Note: This archive is from the project's previous web site, ethereal.com. This list is no longer active.

From: Guy Harris <gharris@xxxxxxxxx>
Date: Thu, 01 Dec 2005 12:16:11 -0800
DRZOIDBERG@xxxxxxxx wrote:

Actually I'm writing an application which tries to retrieve all the HTTP packets transported into TCP packets. This TCP packets are often fragmented, forming different segments associated to the whole TCP packet. I think I can't use a filter to directly obtain the HTTP packets, thus, I have to reassemble TCP segments by myself. First of all, I notice that TCP segments should be reassembled using its sequence numbers, which link up the segments. I also know how works this kind of fragmentation, where the next sequence number expected is obtained adding the payload length of the segment to the current sequence number. Now, I have some doubts:

* I don't know how to know what TCP segment is the first one of the chain of segments which forms a packet.

For HTTP:

the very first data segments, in each direction, of the entire TCP connection are the first segments in an HTTP request or response;

you then process, according to the HTTP 1.1 specification, the request or response, until you get to the end;

the next byte in the flow is the first byte of the next request or response.

Note that I said "next byte in the flow" - there is *NO* guarantee that an HTTP request or response begins at the beginning of a TCP segment.
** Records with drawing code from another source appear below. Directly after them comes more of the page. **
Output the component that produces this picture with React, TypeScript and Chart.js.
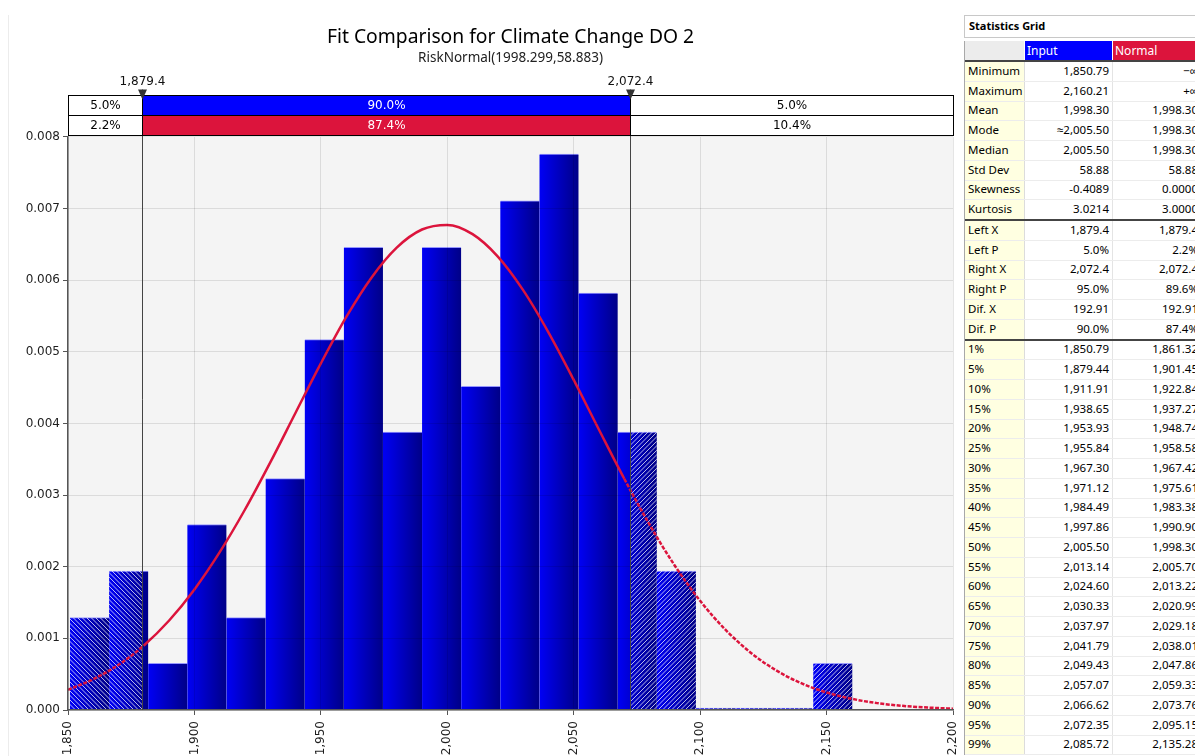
import React, { useEffect, useRef } from "react";
import { Chart, registerables } from "chart.js";

Chart.register(...registerables);

// ---------- chart data ----------
const titleText = "Fit Comparison for Climate Change DO 2";
const subtitleText = "RiskNormal(1998.299,58.883)";

const binCenters = [
  1858.53, 1874.0, 1889.47, 1904.94, 1920.41, 1935.88, 1951.35, 1966.82, 1982.29, 1997.76,
  2013.24, 2028.71, 2044.18, 2059.65, 2075.12, 2090.59, 2106.06, 2121.53, 2137.0, 2152.47,
];
const binDensity = [
  0.00129, 0.00194, 0.00065, 0.00259, 0.00129, 0.00323, 0.00517, 0.00646, 0.00388, 0.00646,
  0.00452, 0.00711, 0.00776, 0.00582, 0.00388, 0.00194, 0, 0, 0, 0.00065,
];

const curveX = [
  1850, 1860, 1870, 1880, 1890, 1900, 1910, 1920, 1930, 1940, 1950, 1960, 1970, 1980, 1990, 2000,
  2010, 2020, 2030, 2040, 2050, 2060, 2070, 2080, 2090, 2100, 2110, 2120, 2130, 2140, 2150, 2160,
  2170, 2180, 2190, 2200,
];
const curveY = [
  0.000282, 0.00043, 0.000631, 0.0009, 0.001249, 0.001683, 0.002203, 0.002799, 0.003457, 0.00415,
  0.004839, 0.005484, 0.006036, 0.006455, 0.006708, 0.006772, 0.006643, 0.00633, 0.005861, 0.005272,
  0.004608, 0.003913, 0.003228, 0.002587, 0.002014, 0.001524, 0.001121, 0.0008, 0.000555, 0.000374,
  0.000245, 0.000156, 0.000096, 0.000058, 0.000034, 0.000019,
];

const xTickValues = [1850, 1900, 1950, 2000, 2050, 2100, 2150, 2200];
const xTickLabels = ["1,850", "1,900", "1,950", "2,000", "2,050", "2,100", "2,150", "2,200"];
const yTickValues = [0, 0.001, 0.002, 0.003, 0.004, 0.005, 0.006, 0.007, 0.008];
const yTickLabels = ["0.000", "0.001", "0.002", "0.003", "0.004", "0.005", "0.006", "0.007", "0.008"];

const leftDelimiter = 1879.4;
const rightDelimiter = 2072.4;
const delimiterLabels = ["1,879.4", "2,072.4"];
const inputBandPct = ["5.0%", "90.0%", "5.0%"];
const normalBandPct = ["2.2%", "87.4%", "10.4%"];

// ---------- statistics grid ----------
const statLabels = [
  "Minimum", "Maximum", "Mean", "Mode", "Median", "Std Dev", "Skewness", "Kurtosis",
  "Left X", "Left P", "Right X", "Right P", "Dif. X", "Dif. P",
  "1%", "5%", "10%", "15%", "20%", "25%", "30%", "35%", "40%", "45%", "50%",
  "55%", "60%", "65%", "70%", "75%", "80%", "85%", "90%", "95%", "99%",
];
const statInput = [
  "1,850.79", "2,160.21", "1,998.30", "≈2,005.50", "2,005.50", "58.88", "-0.4089", "3.0214",
  "1,879.4", "5.0%", "2,072.4", "95.0%", "192.91", "90.0%",
  "1,850.79", "1,879.44", "1,911.91", "1,938.65", "1,953.93", "1,955.84", "1,967.30", "1,971.12",
  "1,984.49", "1,997.86", "2,005.50", "2,013.14", "2,024.60", "2,030.33", "2,037.97", "2,041.79",
  "2,049.43", "2,057.07", "2,066.62", "2,072.35", "2,085.72",
];
const statNormal = [
  "−∞", "+∞", "1,998.30", "1,998.30", "1,998.30", "58.88", "0.0000", "3.0000",
  "1,879.4", "2.2%", "2,072.4", "89.6%", "192.91", "87.4%",
  "1,861.32", "1,901.45", "1,922.84", "1,937.27", "1,948.74", "1,958.58", "1,967.42", "1,975.61",
  "1,983.38", "1,990.90", "1,998.30", "2,005.70", "2,013.22", "2,020.99", "2,029.18", "2,038.01",
  "2,047.86", "2,059.33", "2,073.76", "2,095.15", "2,135.28",
];
const groupEnds = [7, 13];

const TICK_FONT = { family: "'DejaVu Sans', Verdana, sans-serif", size: 12 };
const BLUE = "#0000ff";
const RED = "#dc143c";

function hatch(ctx: CanvasRenderingContext2D, x: number, y: number, w: number, h: number, dir: number) {
  if (w <= 0.2 || h <= 0.2) return;
  ctx.save();
  ctx.beginPath();
  ctx.rect(x, y, w, h);
  ctx.clip();
  ctx.strokeStyle = "rgba(255,255,255,0.72)";
  ctx.lineWidth = 1;
  ctx.beginPath();
  const s = 4.5;
  if (dir > 0) {
    const c0 = Math.floor((x + y) / s) * s;
    const c1 = x + w + y + h;
    for (let c = c0; c <= c1; c += s) {
      ctx.moveTo(c - y, y);
      ctx.lineTo(c - (y + h), y + h);
    }
  } else {
    const c0 = Math.floor((x - (y + h)) / s) * s;
    const c1 = x + w - y;
    for (let c = c0; c <= c1; c += s) {
      ctx.moveTo(c + y, y);
      ctx.lineTo(c + y + h, y + h);
    }
  }
  ctx.stroke();
  ctx.restore();
}

const histogramPlugin = {
  id: "histDecor",
  beforeDraw(chart: any) {
    const { ctx, chartArea: a } = chart;
    ctx.save();
    ctx.fillStyle = "#f4f4f4";
    ctx.fillRect(a.left, a.top, a.right - a.left, a.bottom - a.top);
    ctx.restore();
  },
  afterDatasetDraw(chart: any, args: any) {
    if (args.index !== 0) return;
    const { ctx } = chart;
    const xs = chart.scales.x;
    const lx = xs.getPixelForValue(leftDelimiter);
    const rx = xs.getPixelForValue(rightDelimiter);
    const meta = chart.getDatasetMeta(0);
    meta.data.forEach((el: any) => {
      const p = el.getProps(["x", "y", "base", "width"], true);
      const l = p.x - p.width / 2;
      const r = p.x + p.width / 2;
      const top = Math.min(p.y, p.base);
      const bot = Math.max(p.y, p.base);
      if (l < lx) hatch(ctx, l, top, Math.min(r, lx) - l, bot - top, -1);
      if (r > rx) {
        const s = Math.max(l, rx);
        hatch(ctx, s, top, r - s, bot - top, 1);
      }
    });
  },
  afterDraw(chart: any) {
    const { ctx, chartArea: a } = chart;
    const xs = chart.scales.x;
    const lx = Math.round(xs.getPixelForValue(leftDelimiter)) + 0.5;
    const rx = Math.round(xs.getPixelForValue(rightDelimiter)) + 0.5;
    const L = Math.round(a.left) + 0.5;
    const R = Math.round(a.right) + 0.5;
    const yB = Math.round(a.top) - 2 + 0.5;
    const rowH = 20;
    const y1 = yB - rowH;
    const y0 = y1 - rowH;
    ctx.save();
    // delimiter vertical lines
    ctx.strokeStyle = "#444";
    ctx.lineWidth = 1;
    [lx, rx].forEach((px) => {
      ctx.beginPath();
      ctx.moveTo(px, y0 - 6);
      ctx.lineTo(px, a.bottom);
      ctx.stroke();
    });
    // band rows
    const rows = [
      { y: y0, fill: BLUE, texts: inputBandPct },
      { y: y1, fill: RED, texts: normalBandPct },
    ];
    ctx.font = "12px 'DejaVu Sans', Verdana, sans-serif";
    ctx.textAlign = "center";
    ctx.textBaseline = "middle";
    rows.forEach((row) => {
      ctx.fillStyle = "#fff";
      ctx.fillRect(L, row.y, lx - L, rowH);
      ctx.fillRect(rx, row.y, R - rx, rowH);
      ctx.fillStyle = row.fill;
      ctx.fillRect(lx, row.y, rx - lx, rowH);
      ctx.strokeStyle = "#000";
      ctx.strokeRect(L, row.y, R - L, rowH);
      ctx.beginPath();
      ctx.moveTo(lx, row.y);
      ctx.lineTo(lx, row.y + rowH);
      ctx.moveTo(rx, row.y);
      ctx.lineTo(rx, row.y + rowH);
      ctx.stroke();
      const cy = row.y + rowH / 2 + 0.5;
      ctx.fillStyle = "#000";
      ctx.fillText(row.texts[0], (L + lx) / 2, cy);
      ctx.fillStyle = "#fff";
      ctx.fillText(row.texts[1], (lx + rx) / 2, cy);
      ctx.fillStyle = "#000";
      ctx.fillText(row.texts[2], (rx + R) / 2, cy);
    });
    // markers and labels
    [lx, rx].forEach((px, i) => {
      ctx.fillStyle = "#333";
      ctx.beginPath();
      ctx.moveTo(px - 4.5, y0 - 6);
      ctx.lineTo(px + 4.5, y0 - 6);
      ctx.lineTo(px, y0 + 4);
      ctx.closePath();
      ctx.fill();
      ctx.fillStyle = "#111";
      ctx.fillText(delimiterLabels[i], px, y0 - 14);
    });
    ctx.restore();
  },
};

function HistogramChart() {
  const ref = useRef<HTMLCanvasElement | null>(null);
  useEffect(() => {
    if (!ref.current) return;
    const chart = new Chart(ref.current, {
      type: "bar",
      data: {
        datasets: [
          {
            type: "bar",
            data: binCenters.map((x, i) => ({ x, y: binDensity[i] })),
            backgroundColor: (c: any) => {
              const ch = c.chart;
              const xs = ch.scales && ch.scales.x;
              if (!xs || c.dataIndex == null || !ch.chartArea) return "#0000c8";
              const cx = xs.getPixelForValue(binCenters[c.dataIndex]);
              const half = (xs.getPixelForValue(binCenters[1]) - xs.getPixelForValue(binCenters[0])) / 2;
              const g = ch.ctx.createLinearGradient(cx - half, 0, cx + half, 0);
              g.addColorStop(0, "rgb(0,0,245)");
              g.addColorStop(1, "rgb(0,0,135)");
              return g;
            },
            borderColor: "rgba(140,140,255,0.9)",
            borderWidth: { top: 1, left: 0, right: 0, bottom: 0 },
            barPercentage: 1,
            categoryPercentage: 1,
            minBarLength: 2,
            order: 2,
          } as any,
          {
            type: "line",
            data: curveX.map((x, i) => ({ x, y: curveY[i] })),
            borderColor: RED,
            borderWidth: 2.5,
            pointRadius: 0,
            fill: false,
            cubicInterpolationMode: "monotone",
            segment: {
              borderDash: (s: any) =>
                s.p1.parsed.x <= leftDelimiter + 1 || s.p0.parsed.x >= rightDelimiter - 3 ? [4, 1.5] : undefined,
            },
            order: 1,
          } as any,
        ],
      },
      options: {
        responsive: false,
        animation: false,
        devicePixelRatio: 1,
        layout: { padding: { left: 0, right: 9, top: 0, bottom: 0 } },
        plugins: {
          legend: { display: false },
          tooltip: { enabled: false },
          title: {
            display: true,
            text: titleText,
            fullSize: false,
            color: "#000",
            font: { family: "'Noto Sans', sans-serif", size: 19.3, weight: "normal", lineHeight: 1.2 },
            padding: { top: 26, bottom: 0 },
          },
          subtitle: {
            display: true,
            text: subtitleText,
            fullSize: false,
            color: "#222",
            font: { family: "'Noto Sans', sans-serif", size: 13.5, weight: "normal", lineHeight: 1.2 },
            padding: { top: 0.5, bottom: 71.1 },
          },
        },
        scales: {
          x: {
            type: "linear",
            min: 1850,
            max: 2200,
            offset: false,
            grid: { offset: false, color: "rgba(0,0,0,0.1)", tickColor: "#555", tickLength: 5, z: 1 },
            border: { color: "#555", width: 1.5, z: 2 },
            ticks: {
              autoSkip: false,
              maxRotation: 90,
              minRotation: 90,
              padding: 6,
              color: "#1e1e1e",
              font: TICK_FONT,
              callback: (_v: any, i: number) => xTickLabels[i],
            },
            afterBuildTicks: (s: any) => {
              s.ticks = xTickValues.map((v) => ({ value: v }));
            },
            afterFit: (s: any) => {
              s.height = 46;
              s.paddingLeft = 0;
              s.paddingRight = 0;
            },
          },
          y: {
            min: 0,
            max: 0.008,
            grid: { color: "rgba(0,0,0,0.1)", tickColor: "#555", tickLength: 5, z: 1 },
            border: { color: "#555", width: 1.5, z: 2 },
            ticks: {
              padding: 3,
              color: "#1e1e1e",
              font: TICK_FONT,
              callback: (_v: any, i: number) => yTickLabels[i],
            },
            afterBuildTicks: (s: any) => {
              s.ticks = yTickValues.map((v) => ({ value: v }));
            },
            afterFit: (s: any) => {
              s.width = 68;
              s.paddingTop = 0;
              s.paddingBottom = 0;
            },
          },
        },
      } as any,
      plugins: [histogramPlugin],
    });
    return () => chart.destroy();
  }, []);
  return (
    <canvas
      ref={ref}
      width={962}
      height={756}
      style={{ position: "absolute", left: 0, top: 0, width: 962, height: 756 }}
    />
  );
}

function StatsGrid() {
  const font = "'Noto Sans', sans-serif";
  const rows = statLabels.map((lab, i) => {
    const isEnd = groupEnds.includes(i);
    return (
      <div
        key={lab}
        style={{
          display: "flex",
          height: isEnd ? 20.75 : 19.75,
          boxSizing: "border-box",
          borderBottom: isEnd ? "2px solid #444" : "1px solid #ececec",
        }}
      >
        <div
          style={{
            width: 60,
            boxSizing: "border-box",
            background: "#ffffe1",
            borderRight: "1px solid #dcdcdc",
            paddingLeft: 3,
            paddingBottom: 2,
            display: "flex",
            alignItems: "center",
          }}
        >
          {lab}
        </div>
        <div
          style={{
            width: 88,
            boxSizing: "border-box",
            borderRight: "1px solid #e4e4e4",
            paddingRight: 3,
            paddingBottom: 2,
            display: "flex",
            alignItems: "center",
            justifyContent: "flex-end",
          }}
        >
          {statInput[i]}
        </div>
        <div
          style={{
            width: 88,
            boxSizing: "border-box",
            paddingRight: 3,
            paddingBottom: 2,
            display: "flex",
            alignItems: "center",
            justifyContent: "flex-end",
          }}
        >
          {statNormal[i]}
        </div>
      </div>
    );
  });
  return (
    <>
      <div
        style={{
          position: "absolute",
          left: 964,
          top: 15,
          width: 300,
          height: 23,
          boxSizing: "border-box",
          border: "1px solid #c8c8c8",
          fontFamily: font,
          fontWeight: "bold",
          fontSize: 11,
          lineHeight: "20px",
          paddingLeft: 4,
          color: "#000",
        }}
      >
        Statistics Grid
      </div>
      <div
        style={{
          position: "absolute",
          left: 964,
          top: 41,
          width: 300,
          fontFamily: font,
          fontSize: 11.5,
          color: "#000",
          borderLeft: "1px solid #a8a8a8",
        }}
      >
        <div style={{ display: "flex", height: 21, boxSizing: "border-box", borderBottom: "2px solid #444" }}>
          <div style={{ width: 60, background: "#ececec", borderRight: "1px solid #fff", boxSizing: "border-box" }} />
          <div
            style={{
              width: 88,
              background: BLUE,
              color: "#fff",
              borderRight: "1px solid #fff",
              boxSizing: "border-box",
              paddingLeft: 2,
              paddingBottom: 1,
              display: "flex",
              alignItems: "center",
              fontSize: 12,
            }}
          >
            Input
          </div>
          <div
            style={{
              width: 88,
              background: RED,
              color: "#fff",
              boxSizing: "border-box",
              paddingLeft: 2,
              paddingBottom: 1,
              display: "flex",
              alignItems: "center",
              fontSize: 12,
            }}
          >
            Normal
          </div>
        </div>
        {rows}
      </div>
    </>
  );
}

export default function App() {
  return (
    <div
      style={{
        position: "fixed",
        left: 0,
        top: 0,
        width: 1195,
        height: 756,
        overflow: "hidden",
        background: "#fff",
      }}
    >
      <div style={{ position: "absolute", left: 8, top: 15, width: 1, height: 741, background: "#ececec" }} />
      <HistogramChart />
      <StatsGrid />
    </div>
  );
}
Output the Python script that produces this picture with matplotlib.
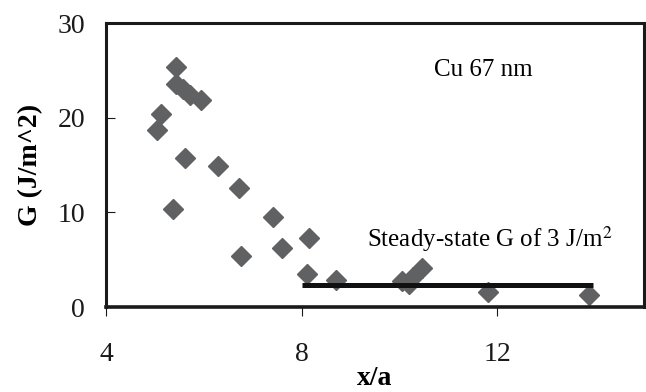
import numpy as np
import matplotlib
matplotlib.use('Agg')
import matplotlib.pyplot as plt

# data
# ========================================
xa = np.array([5.43, 5.44, 5.58, 5.71, 5.95, 5.12, 5.05, 5.61, 6.29, 6.73,
               5.37, 7.41, 8.16, 7.59, 6.77, 8.11, 8.71, 10.05, 10.2, 10.27,
               10.46, 11.82, 13.88])
g = np.array([25.4, 23.6, 23.0, 22.4, 21.9, 20.4, 18.7, 15.7, 14.9, 12.6,
              10.4, 9.5, 7.3, 6.2, 5.4, 3.45, 2.85, 2.75, 2.4, 3.17,
              4.08, 1.62, 1.27])
steady_x = [8.0, 13.95]
steady_g = [2.3, 2.3]
xticks = [4, 8, 12]
yticks = [0, 10, 20, 30]

# style
# ========================================
plt.rcParams['font.family'] = ['Liberation Serif', 'DejaVu Serif']
plt.rcParams['mathtext.fontset'] = 'stix'

fig = plt.figure(figsize=(6.46, 3.92), dpi=100)
ax = fig.add_axes([0.164, 0.2168, 0.833, 0.7245])

ax.plot(xa, g, ls='', marker='D', ms=10, color='#606163', mec='#606163', zorder=2)
ax.plot(steady_x, steady_g, color='#111111', lw=3.6, solid_capstyle='butt', zorder=3)

ax.set_xlim(4, 15)
ax.set_ylim(0, 30)
ax.set_xticks(xticks)
ax.set_yticks(yticks)

for side in ['left', 'right', 'top', 'bottom']:
    ax.spines[side].set_linewidth(2.2)
    ax.spines[side].set_color('#1a1a1a')
ax.spines['bottom'].set_linewidth(2.6)

ax.tick_params(axis='x', direction='out', length=6.5, width=0.8, pad=19,
               labelsize=20, colors='#1a1a1a')
ax.tick_params(axis='y', direction='in', length=6.5, width=0.8, pad=15,
               labelsize=20, colors='#1a1a1a')

ax.set_xlabel('x/a', fontsize=20, fontweight='bold', va='baseline')
ax.xaxis.set_label_coords(0.5, -0.275)
ax.set_ylabel('G (J/m^2)', fontsize=20, fontweight='bold', labelpad=10)

ax.text(11.71, 25.0, 'Cu 67 nm', fontsize=18, ha='center', va='center')
ax.text(9.33, 6.37, 'Steady-state G of 3 J/m$^2$', fontsize=18,
        ha='left', va='baseline')

fig.savefig('out.png', dpi=100)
TCP doesn't supply to protocols running atop it any notion of "packets"; it supplies a notion of a sequenced byte stream, and it's entirely the responsibility of the protocol running atop TCP to divide the data stream into packets.

I.e., there's no such thing as a "TCP packet"; there are only TCP segments.

* I don't know what to decide if a TCP segment is the last one of a sequence of segments. I notice that an acknowledgement for the last segment would be used for this purpose, but If I haven't got this acknowledgment, I don't know when the TCP packet finishes.

As I said, there's no such thing as a "TCP packet"; you can't tell, purely from using information in a TCP header, where HTTP requests start or end. Acknowledgements are *NOT* used to indicate whether a TCP segment is the start or end of a packet for a protocol running atop TCP; they're used *solely* by TCP to indicate that it has received a segment.

In fact, there's no guarantee that an HTTP request starts at the beginning of a TCP segment or ends at the end of a TCP segment.

You will have to process the HTTP requests or responses yourself to see where they end.